Below some examples to see what rolling does:
clear all
set more off
*-------------------------- example data -----------------------------
set obs 92
gen dat = _n - 1
format dat %tq
egen seq = fill(1 1 1 1 2 2 2 2)
tsset dat
tempfile main
save "`main'"
list in 1/12, separator(4)
*------------------- Example 1. None missing ------------------------
rolling mean=r(mean), window(4) stepsize(4) clear: summarize seq, detail
list in 1/12, separator(0)
*------- Example 2. All but one value, missing in first window ------
use "`main'", clear
replace seq = . in 1/3
list in 1/8
rolling mean=r(mean), window(4) stepsize(4) clear: summarize seq, detail
list in 1/12, separator(0)
*------------- Example 3. All missing in first window --------------
use "`main'", clear
replace seq = . in 1/4
list in 1/8
rolling mean=r(mean), window(4) stepsize(4) clear: summarize seq, detail
list in 1/12, separator(0)
Note I use the stepsize option to make things much easier to follow. Because the date variable is in quarters, I set windowsize(4) and stepsize(4) so rolling is just computing averages by year. I hope that's easy to see.

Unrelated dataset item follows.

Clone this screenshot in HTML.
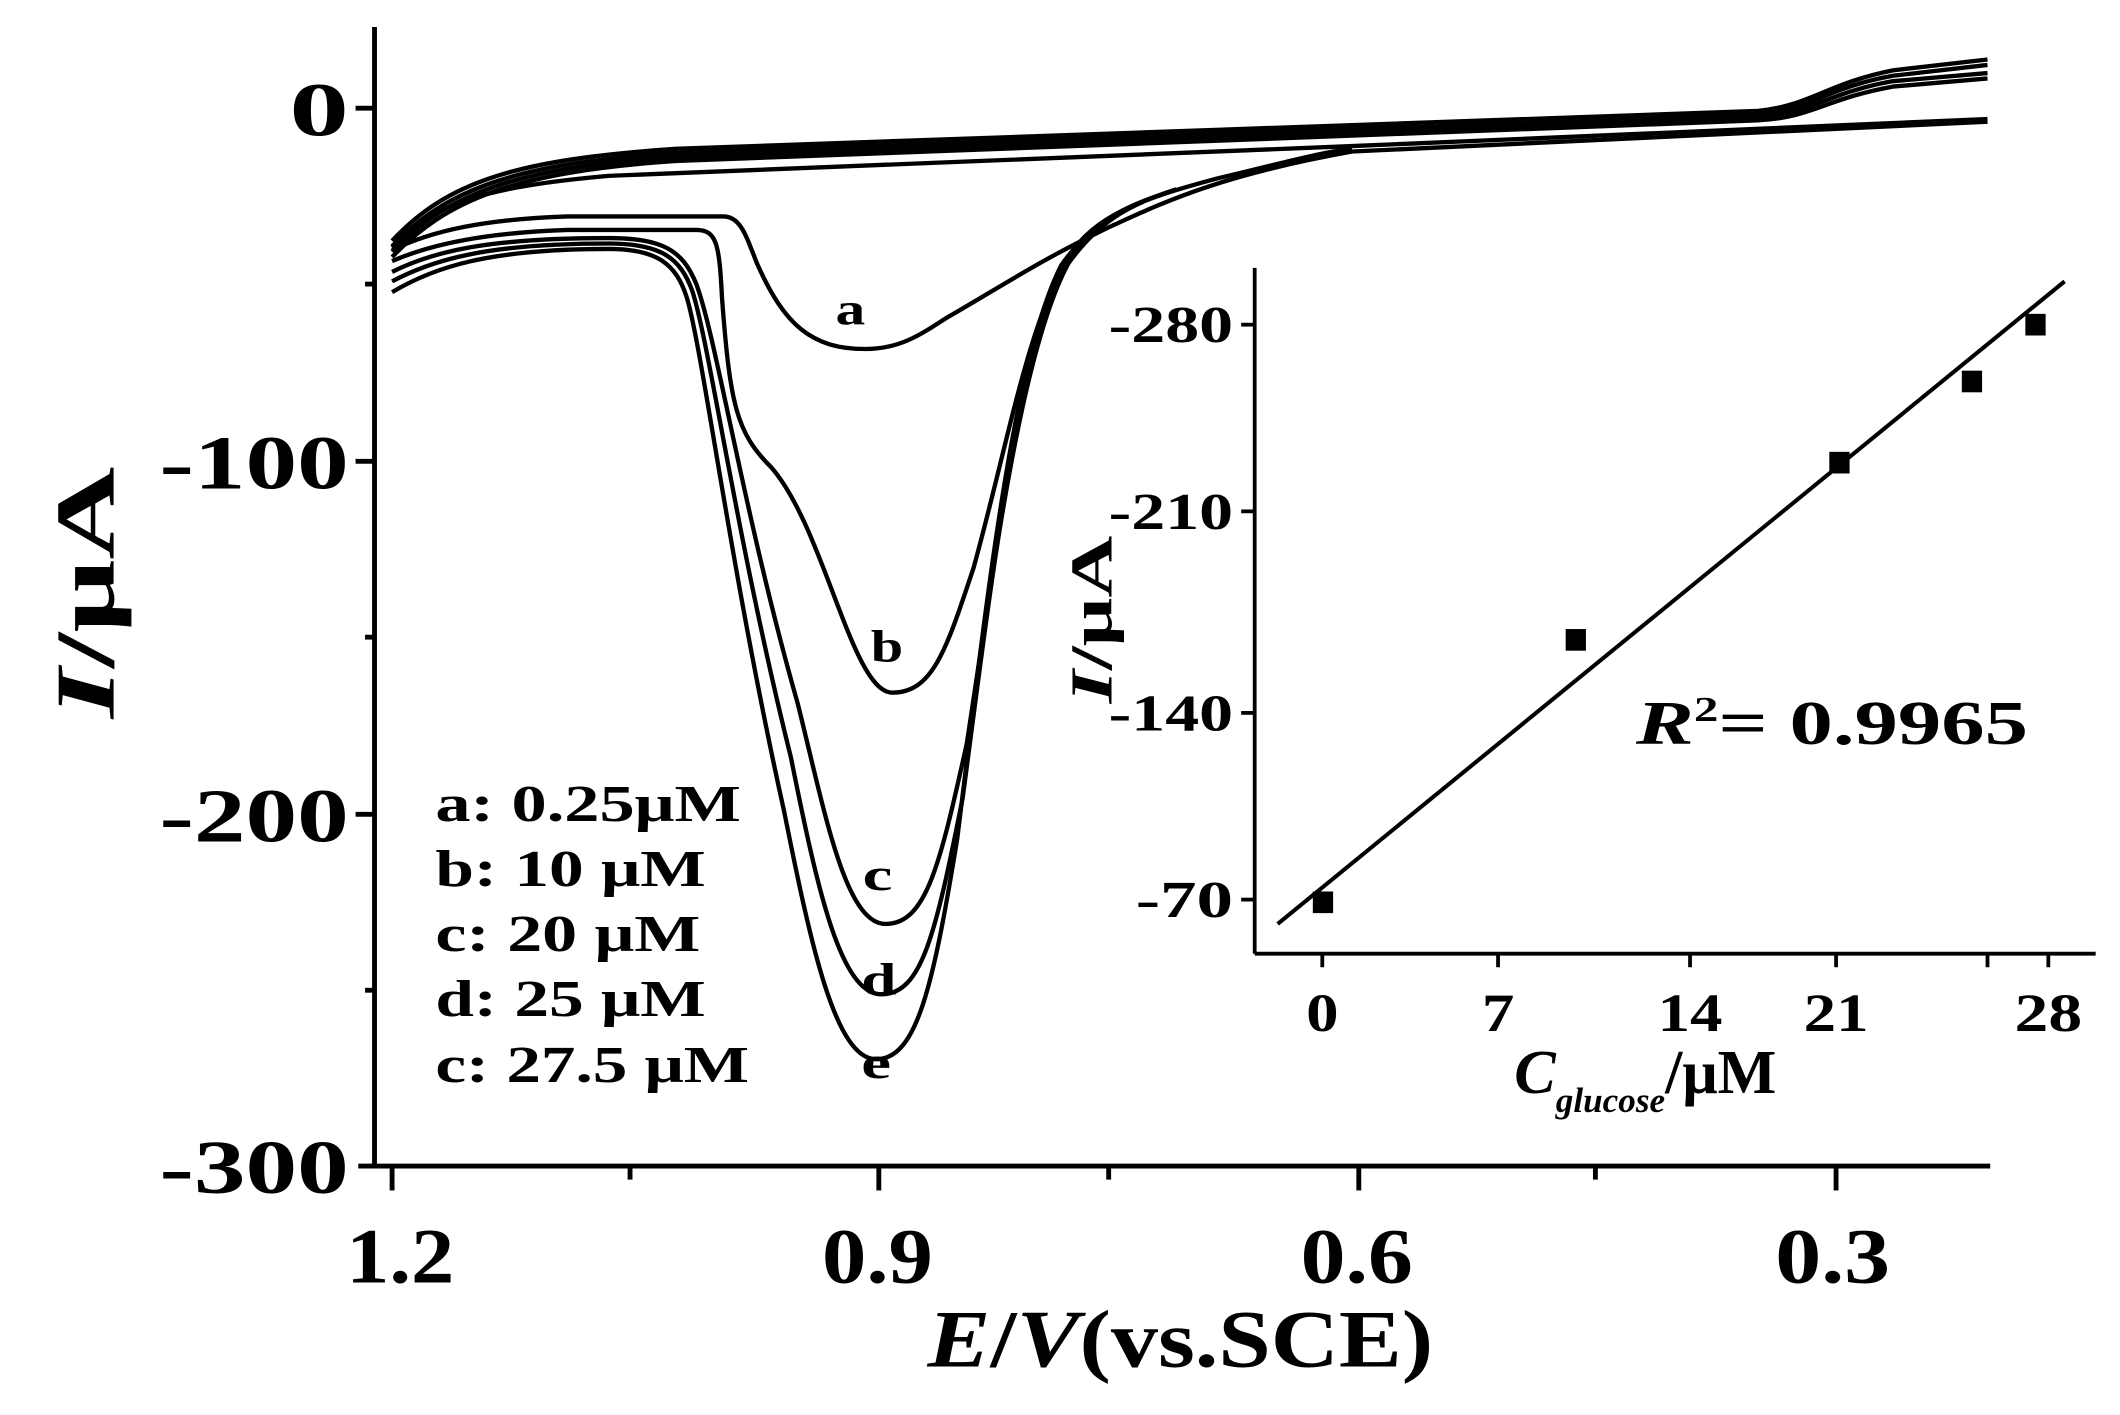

Example 1 does as expected. No problem here.
Example 2 on the other hand, should be more interesting for you. We've said that what matters are calendar periods, so the mean is computed for the whole year (four quarters), even though it contains missings. There are three missings and one non-missing. summarize is computing the mean over the whole year, but summarize ignores missings, so it just outputs the mean of non-missings, which in this case is just one value.
Example 3 has missings for all four quarters of the year. Therefore, summarize outputs . (missing).
Your problem, as I understand it, is that when you face a situation like Example 2, you'd like the output to be missing. This is where I think Nick Cox's advice comes in. You could try something like:
rolling mean=r(mean) N=r(N), window(4) stepsize(4) clear: summarize seq, detail
replace mean = . if N != 4
list in 1/12, separator(0)
This says: if the number of non-missings for the window (r(N), also computed by summarize), is not the same as the window size, then replace it with missing.